Ms. Foster told investigators that night that she had hit the officer back after he had grabbed her and struck her while she was speaking on the phone to the person the cops were looking for. She was on the phone walking into her house looking for another cop to hand the phone to after the other officer had declined to speak to the man on the phone.
According to Ms. Foster’s attorney Carl Douglas:
“We introduced a chilling, yet powerful recording of the beating as it was taking place, since Zennea’s cell phone was recording the beating. You can hear her screaming in pain and explaining that she is disabled and physically unable to give them her left hand as they are demanding. You can hear the rhythmic sounds of blows being delivered to her body as she screams out in pain. It is horrifying to hear.
After falling to the ground, it takes THREE cops, each weighing more than 200 pounds to handcuff her. They admit that Officer Andre Burton had his knee in her back, and another cop was pressing his knee into her shoulder, yet they were unable to pry her disabled left arm from under her body. She is being charged in one of the three counts with resisting their efforts to cuff her left arm.
They then tie a hobble restraint around her ankles because they were concerned that she may injure them. She was wearing sandals with her bare feet. They then take this pictures of their work, further degrading her.
Fortunately, we ended the week with the powerful testimony of a one of the residents, “Ms. W”, who had slipped back into the house to use the bathroom before the attack, unbeknownst to the cops. She then emerges when she hears Zennea’s screams, and sees four cops kicking Zennea in the head and elbowing her in her torso as she is writhing in pain, screaming that she is unable to give them her hand. There wasn’t a dry eye in the courtroom, other than the other city attorneys who were watching the trial from the back.”

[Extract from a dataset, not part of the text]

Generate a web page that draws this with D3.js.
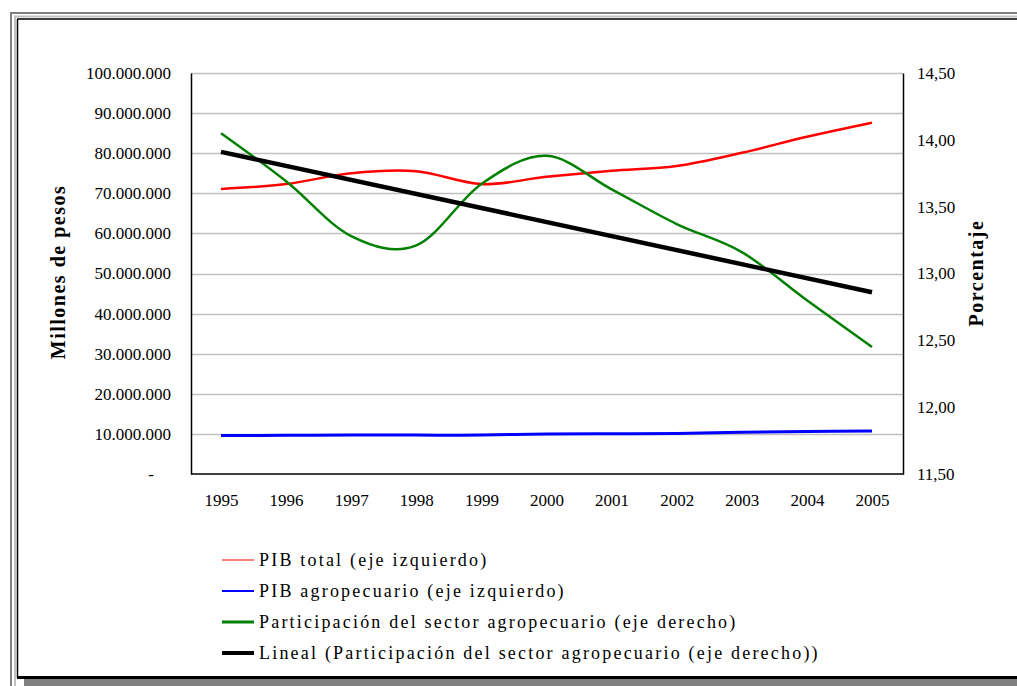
<!DOCTYPE html>
<html>
<head>
<meta charset="utf-8">
<script src="https://cdn.jsdelivr.net/npm/d3@7"></script>
<style>
  body { margin: 0; background: #fff; }
  svg { display: block; }
  svg text { font-family: "Liberation Serif", "DejaVu Serif", serif; }
</style>
</head>
<body>
<div id="chart"></div>
<script>
// data
var years = ["1995", "1996", "1997", "1998", "1999", "2000", "2001", "2002", "2003", "2004", "2005"];
var pibTotal = [71100000, 72300000, 75000000, 75500000, 72300000, 74100000, 75600000, 76800000, 80100000, 84100000, 87600000];
var pibAgro = [9600000, 9650000, 9700000, 9700000, 9700000, 10000000, 10050000, 10100000, 10400000, 10600000, 10700000];
var participacion = [14.05, 13.69, 13.28, 13.21, 13.67, 13.88, 13.63, 13.37, 13.16, 12.80, 12.45];
// linear trend of participacion, read at both ends
var tendencia = [{ year: "1995", v: 13.91 }, { year: "2005", v: 12.86 }];
var leftTicks = [0, 10000000, 20000000, 30000000, 40000000, 50000000, 60000000, 70000000, 80000000, 90000000, 100000000];
var rightTicks = [11.5, 12, 12.5, 13, 13.5, 14, 14.5];
var legendLabels = [
  "PIB total (eje izquierdo)",
  "PIB agropecuario (eje izquierdo)",
  "Participación del sector agropecuario (eje derecho)",
  "Lineal (Participación del sector agropecuario (eje derecho))"
];

var width = 1017, height = 686;
var plot = { left: 191, right: 903, top: 73, bottom: 474 };

var es = d3.formatLocale({ decimal: ",", thousands: ".", grouping: [3], currency: ["$", ""] });
var fmtLeft = es.format(",.0f");
var fmtRight = es.format(",.2f");

var svg = d3.select("#chart").append("svg")
  .attr("width", width)
  .attr("height", height);

// window frame
var frame = svg.append("g");
frame.append("line").attr("x1", 10).attr("x2", width).attr("y1", 13).attr("y2", 13).attr("stroke", "#808080").attr("stroke-width", 2);
frame.append("line").attr("x1", 11).attr("x2", 11).attr("y1", 12).attr("y2", height).attr("stroke", "#808080").attr("stroke-width", 2);
frame.append("line").attr("x1", 14).attr("x2", width).attr("y1", 16.5).attr("y2", 16.5).attr("stroke", "#c0c0c0").attr("stroke-width", 2);
frame.append("line").attr("x1", 15).attr("x2", 15).attr("y1", 16).attr("y2", height).attr("stroke", "#c0c0c0").attr("stroke-width", 2);
frame.append("line").attr("x1", 17).attr("x2", width).attr("y1", 19).attr("y2", 19).attr("stroke", "#000").attr("stroke-width", 1.5);
frame.append("line").attr("x1", 17.5).attr("x2", 17.5).attr("y1", 19).attr("y2", 678).attr("stroke", "#000").attr("stroke-width", 1.5);
frame.append("line").attr("x1", 17).attr("x2", width).attr("y1", 677.5).attr("y2", 677.5).attr("stroke", "#000").attr("stroke-width", 3);
frame.append("rect").attr("x", 24).attr("y", 679).attr("width", width - 24).attr("height", height - 679).attr("fill", "#808080");

// scales
var x = d3.scalePoint().domain(years).range([221, 872]);
var yL = d3.scaleLinear().domain([0, 100000000]).range([plot.bottom, plot.top]);
var yR = d3.scaleLinear().domain([11.5, 14.5]).range([plot.bottom, plot.top]);

// gridlines
svg.append("g")
  .selectAll("line")
  .data(leftTicks.slice(1))
  .enter()
  .append("line")
  .attr("x1", plot.left)
  .attr("x2", plot.right)
  .attr("y1", (d) => Math.round(yL(d)) + 0.5)
  .attr("y2", (d) => Math.round(yL(d)) + 0.5)
  .attr("stroke", "#c0c0c0")
  .attr("stroke-width", 1.5);

// axes
var leftAxis = svg.append("g")
  .attr("transform", "translate(" + plot.left + ",0)")
  .call(d3.axisLeft(yL).tickValues(leftTicks).tickSize(0).tickSizeOuter(0).tickPadding(20)
    .tickFormat((d) => d === 0 ? "-" : fmtLeft(d)));
leftAxis.selectAll("text").filter((d) => d === 0).attr("dx", -17);

var rightAxis = svg.append("g")
  .attr("transform", "translate(" + plot.right + ",0)")
  .call(d3.axisRight(yR).tickValues(rightTicks).tickSize(0).tickSizeOuter(0).tickPadding(14)
    .tickFormat(fmtRight));

var bottomAxis = svg.append("g")
  .attr("transform", "translate(0," + (plot.bottom + 20) + ")")
  .call(d3.axisBottom(x).tickSize(0).tickPadding(0));
bottomAxis.select(".domain").remove();

[leftAxis, rightAxis, bottomAxis].forEach(function (g) {
  g.attr("font-family", "Liberation Serif").attr("font-size", 17);
  g.selectAll("text").attr("fill", "#000").attr("font-family", "Liberation Serif");
  g.select(".domain").attr("stroke", "#000").attr("stroke-width", 1.5);
});

svg.append("line")
  .attr("x1", plot.left).attr("x2", plot.right + 1)
  .attr("y1", plot.bottom).attr("y2", plot.bottom)
  .attr("stroke", "#000").attr("stroke-width", 1.5);

// axis titles
svg.append("text")
  .attr("transform", "translate(58,272) rotate(-90)")
  .attr("text-anchor", "middle")
  .attr("dominant-baseline", "central")
  .attr("font-family", "Liberation Serif")
  .attr("font-size", 20)
  .attr("font-weight", "bold")
  .attr("letter-spacing", 1.5)
  .text("Millones de pesos");

svg.append("text")
  .attr("transform", "translate(976,273) rotate(-90)")
  .attr("text-anchor", "middle")
  .attr("dominant-baseline", "central")
  .attr("font-family", "Liberation Serif")
  .attr("font-size", 20)
  .attr("font-weight", "bold")
  .attr("letter-spacing", 1.5)
  .text("Porcentaje");

// series
var smooth = d3.curveCardinal.tension(0);

var lineLeft = d3.line().x((d, i) => x(years[i])).y((d) => yL(d)).curve(smooth);
var lineRight = d3.line().x((d, i) => x(years[i])).y((d) => yR(d)).curve(smooth);

svg.append("path").datum(pibTotal).attr("d", lineLeft)
  .attr("fill", "none").attr("stroke", "#ff0000").attr("stroke-width", 2.5);

svg.append("path").datum(pibAgro).attr("d", lineLeft)
  .attr("fill", "none").attr("stroke", "#0000ff").attr("stroke-width", 3);

svg.append("path").datum(participacion).attr("d", lineRight)
  .attr("fill", "none").attr("stroke", "#008000").attr("stroke-width", 2.5);

svg.append("path").datum(tendencia)
  .attr("d", d3.line().x((d) => x(d.year)).y((d) => yR(d.v)))
  .attr("fill", "none").attr("stroke", "#000").attr("stroke-width", 4.5);

// legend
var legendColors = ["#ff0000", "#0000ff", "#008000", "#000"];
var legendWidths = [1, 2, 3, 4];
var legend = svg.append("g")
  .selectAll("g")
  .data(legendLabels)
  .enter()
  .append("g")
  .attr("transform", (d, i) => "translate(222," + (560 + i * 31) + ")");

legend.append("line")
  .attr("x1", 0).attr("x2", 32)
  .attr("stroke", (d, i) => legendColors[i])
  .attr("stroke-width", (d, i) => legendWidths[i]);

legend.append("text")
  .attr("x", 37)
  .attr("dominant-baseline", "central")
  .attr("font-family", "Liberation Serif")
  .attr("font-size", 18)
  .attr("letter-spacing", 2.2)
  .text((d) => d);
</script>
</body>
</html>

Court resumes on Monday morning in Department 75 at Metro Court located at 1945 South Hill Street. Closing arguments are expected on Tuesday.
At the close of court today, Ms. Zennea Foster was on the witness stand undergoing cross-examination from the City Attorney’s office which will resume Tuesday morning. Closing arguments are expected to commence after lunch around 1:30 p.m. Attorney Carl Douglas says that supporters of Ms. Foster’s who attend court are encouraged to wear winter white to court tomorrow. Department 75 at Metro Court located at 1945 South Hill Street.
Below is a quote from Ms. Foster’s attorney Carl Douglas on the jury’s verdict which was announced on Christmas Eve.
“It is unfortunate that I must announce that the jury returned a verdict of conviction against Zennea Foster on each of the two counts of violating Penal Code section 148, obstructing, resisting or delaying a police officer. That catch – all Code section is so broad that it is virtually impossible to overcome. Almost anything that a person does to protest some action, can be interpreted as delaying an investigation. Here, the jury concluded that Ms. Foster delayed the police investigation of her own home by walking into her house attempting to find someone who would take the phone and speak to the suspect they were looking for. After speaking with the jury foreperson, an African American woman, it is clear that a majority of the jury blindly accepted the police version of what had happened as opposed to the civilian witnesses who testified on Ms. Fosters behalf. In spite of this setback, I vow to continue my fight, my efforts to vindicate Zennea’s rights.”–Carl Douglas
In other words, this is far from over.